# Dataset excerpt:

>> BEGIN

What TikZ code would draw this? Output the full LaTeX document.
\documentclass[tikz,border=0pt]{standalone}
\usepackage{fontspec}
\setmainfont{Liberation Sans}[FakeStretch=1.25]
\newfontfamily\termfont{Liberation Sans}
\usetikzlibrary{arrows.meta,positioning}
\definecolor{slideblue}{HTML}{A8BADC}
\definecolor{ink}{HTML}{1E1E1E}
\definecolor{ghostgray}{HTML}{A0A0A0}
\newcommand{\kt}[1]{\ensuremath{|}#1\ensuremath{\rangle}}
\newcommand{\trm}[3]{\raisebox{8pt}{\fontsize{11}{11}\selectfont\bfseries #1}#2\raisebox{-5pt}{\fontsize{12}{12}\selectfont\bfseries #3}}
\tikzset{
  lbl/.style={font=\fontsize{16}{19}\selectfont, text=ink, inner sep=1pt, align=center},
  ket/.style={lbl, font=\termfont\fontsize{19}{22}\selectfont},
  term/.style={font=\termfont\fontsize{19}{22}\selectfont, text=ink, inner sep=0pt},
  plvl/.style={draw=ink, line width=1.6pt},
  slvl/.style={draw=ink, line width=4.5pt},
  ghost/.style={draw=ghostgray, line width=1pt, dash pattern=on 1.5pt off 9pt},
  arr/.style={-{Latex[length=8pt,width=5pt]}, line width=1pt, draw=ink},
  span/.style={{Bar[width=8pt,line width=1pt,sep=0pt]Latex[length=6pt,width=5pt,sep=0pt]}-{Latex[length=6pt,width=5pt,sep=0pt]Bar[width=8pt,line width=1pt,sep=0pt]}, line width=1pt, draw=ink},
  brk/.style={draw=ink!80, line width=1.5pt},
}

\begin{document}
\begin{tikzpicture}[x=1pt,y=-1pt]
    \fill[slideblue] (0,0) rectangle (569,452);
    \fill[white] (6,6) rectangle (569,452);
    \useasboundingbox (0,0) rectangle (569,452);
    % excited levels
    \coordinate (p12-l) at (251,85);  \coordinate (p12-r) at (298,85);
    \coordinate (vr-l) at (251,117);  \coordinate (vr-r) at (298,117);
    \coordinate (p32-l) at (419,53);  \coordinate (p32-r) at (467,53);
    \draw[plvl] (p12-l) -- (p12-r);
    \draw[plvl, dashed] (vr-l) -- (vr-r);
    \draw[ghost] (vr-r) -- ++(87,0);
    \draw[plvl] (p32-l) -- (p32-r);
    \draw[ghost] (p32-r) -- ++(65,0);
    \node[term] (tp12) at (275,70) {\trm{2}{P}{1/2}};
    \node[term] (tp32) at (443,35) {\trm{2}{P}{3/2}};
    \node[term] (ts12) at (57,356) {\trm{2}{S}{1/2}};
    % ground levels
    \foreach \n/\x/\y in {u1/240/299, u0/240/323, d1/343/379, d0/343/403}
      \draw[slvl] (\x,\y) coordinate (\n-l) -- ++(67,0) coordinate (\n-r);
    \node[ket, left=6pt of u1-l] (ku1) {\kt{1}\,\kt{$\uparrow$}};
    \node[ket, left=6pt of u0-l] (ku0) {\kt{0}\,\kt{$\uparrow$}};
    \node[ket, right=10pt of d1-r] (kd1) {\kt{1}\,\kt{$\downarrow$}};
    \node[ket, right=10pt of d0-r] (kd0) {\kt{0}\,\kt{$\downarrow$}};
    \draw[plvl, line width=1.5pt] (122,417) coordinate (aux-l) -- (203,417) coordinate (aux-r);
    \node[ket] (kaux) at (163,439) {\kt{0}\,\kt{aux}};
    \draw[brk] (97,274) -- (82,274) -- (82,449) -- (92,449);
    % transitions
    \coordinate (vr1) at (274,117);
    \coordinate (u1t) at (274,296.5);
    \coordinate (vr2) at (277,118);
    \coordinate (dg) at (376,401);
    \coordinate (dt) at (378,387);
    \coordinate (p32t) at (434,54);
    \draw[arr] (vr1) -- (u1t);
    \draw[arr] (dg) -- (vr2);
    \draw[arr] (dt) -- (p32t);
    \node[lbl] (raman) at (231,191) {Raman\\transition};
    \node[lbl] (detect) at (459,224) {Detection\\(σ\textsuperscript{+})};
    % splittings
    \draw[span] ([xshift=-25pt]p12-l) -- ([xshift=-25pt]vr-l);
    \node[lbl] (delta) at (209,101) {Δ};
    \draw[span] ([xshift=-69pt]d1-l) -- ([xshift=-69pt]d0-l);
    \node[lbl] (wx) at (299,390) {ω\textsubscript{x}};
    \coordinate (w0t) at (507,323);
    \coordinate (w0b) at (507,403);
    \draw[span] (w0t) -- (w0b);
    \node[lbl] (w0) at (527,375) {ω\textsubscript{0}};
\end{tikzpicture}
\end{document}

>> END

# Goal:
Reproduce the listing in full. Keep it exactly as written.

# Answer to this task:
What TikZ code would draw this? Output the full LaTeX document.
\documentclass[tikz,border=0pt]{standalone}
\usepackage{fontspec}
\setmainfont{Liberation Sans}[FakeStretch=1.25]
\newfontfamily\termfont{Liberation Sans}
\usetikzlibrary{arrows.meta,positioning}
\definecolor{slideblue}{HTML}{A8BADC}
\definecolor{ink}{HTML}{1E1E1E}
\definecolor{ghostgray}{HTML}{A0A0A0}
\newcommand{\kt}[1]{\ensuremath{|}#1\ensuremath{\rangle}}
\newcommand{\trm}[3]{\raisebox{8pt}{\fontsize{11}{11}\selectfont\bfseries #1}#2\raisebox{-5pt}{\fontsize{12}{12}\selectfont\bfseries #3}}
\tikzset{
  lbl/.style={font=\fontsize{16}{19}\selectfont, text=ink, inner sep=1pt, align=center},
  ket/.style={lbl, font=\termfont\fontsize{19}{22}\selectfont},
  term/.style={font=\termfont\fontsize{19}{22}\selectfont, text=ink, inner sep=0pt},
  plvl/.style={draw=ink, line width=1.6pt},
  slvl/.style={draw=ink, line width=4.5pt},
  ghost/.style={draw=ghostgray, line width=1pt, dash pattern=on 1.5pt off 9pt},
  arr/.style={-{Latex[length=8pt,width=5pt]}, line width=1pt, draw=ink},
  span/.style={{Bar[width=8pt,line width=1pt,sep=0pt]Latex[length=6pt,width=5pt,sep=0pt]}-{Latex[length=6pt,width=5pt,sep=0pt]Bar[width=8pt,line width=1pt,sep=0pt]}, line width=1pt, draw=ink},
  brk/.style={draw=ink!80, line width=1.5pt},
}

\begin{document}
\begin{tikzpicture}[x=1pt,y=-1pt]
    \fill[slideblue] (0,0) rectangle (569,452);
    \fill[white] (6,6) rectangle (569,452);
    \useasboundingbox (0,0) rectangle (569,452);
    % excited levels
    \coordinate (p12-l) at (251,85);  \coordinate (p12-r) at (298,85);
    \coordinate (vr-l) at (251,117);  \coordinate (vr-r) at (298,117);
    \coordinate (p32-l) at (419,53);  \coordinate (p32-r) at (467,53);
    \draw[plvl] (p12-l) -- (p12-r);
    \draw[plvl, dashed] (vr-l) -- (vr-r);
    \draw[ghost] (vr-r) -- ++(87,0);
    \draw[plvl] (p32-l) -- (p32-r);
    \draw[ghost] (p32-r) -- ++(65,0);
    \node[term] (tp12) at (275,70) {\trm{2}{P}{1/2}};
    \node[term] (tp32) at (443,35) {\trm{2}{P}{3/2}};
    \node[term] (ts12) at (57,356) {\trm{2}{S}{1/2}};
    % ground levels
    \foreach \n/\x/\y in {u1/240/299, u0/240/323, d1/343/379, d0/343/403}
      \draw[slvl] (\x,\y) coordinate (\n-l) -- ++(67,0) coordinate (\n-r);
    \node[ket, left=6pt of u1-l] (ku1) {\kt{1}\,\kt{$\uparrow$}};
    \node[ket, left=6pt of u0-l] (ku0) {\kt{0}\,\kt{$\uparrow$}};
    \node[ket, right=10pt of d1-r] (kd1) {\kt{1}\,\kt{$\downarrow$}};
    \node[ket, right=10pt of d0-r] (kd0) {\kt{0}\,\kt{$\downarrow$}};
    \draw[plvl, line width=1.5pt] (122,417) coordinate (aux-l) -- (203,417) coordinate (aux-r);
    \node[ket] (kaux) at (163,439) {\kt{0}\,\kt{aux}};
    \draw[brk] (97,274) -- (82,274) -- (82,449) -- (92,449);
    % transitions
    \coordinate (vr1) at (274,117);
    \coordinate (u1t) at (274,296.5);
    \coordinate (vr2) at (277,118);
    \coordinate (dg) at (376,401);
    \coordinate (dt) at (378,387);
    \coordinate (p32t) at (434,54);
    \draw[arr] (vr1) -- (u1t);
    \draw[arr] (dg) -- (vr2);
    \draw[arr] (dt) -- (p32t);
    \node[lbl] (raman) at (231,191) {Raman\\transition};
    \node[lbl] (detect) at (459,224) {Detection\\(σ\textsuperscript{+})};
    % splittings
    \draw[span] ([xshift=-25pt]p12-l) -- ([xshift=-25pt]vr-l);
    \node[lbl] (delta) at (209,101) {Δ};
    \draw[span] ([xshift=-69pt]d1-l) -- ([xshift=-69pt]d0-l);
    \node[lbl] (wx) at (299,390) {ω\textsubscript{x}};
    \coordinate (w0t) at (507,323);
    \coordinate (w0b) at (507,403);
    \draw[span] (w0t) -- (w0b);
    \node[lbl] (w0) at (527,375) {ω\textsubscript{0}};
\end{tikzpicture}
\end{document}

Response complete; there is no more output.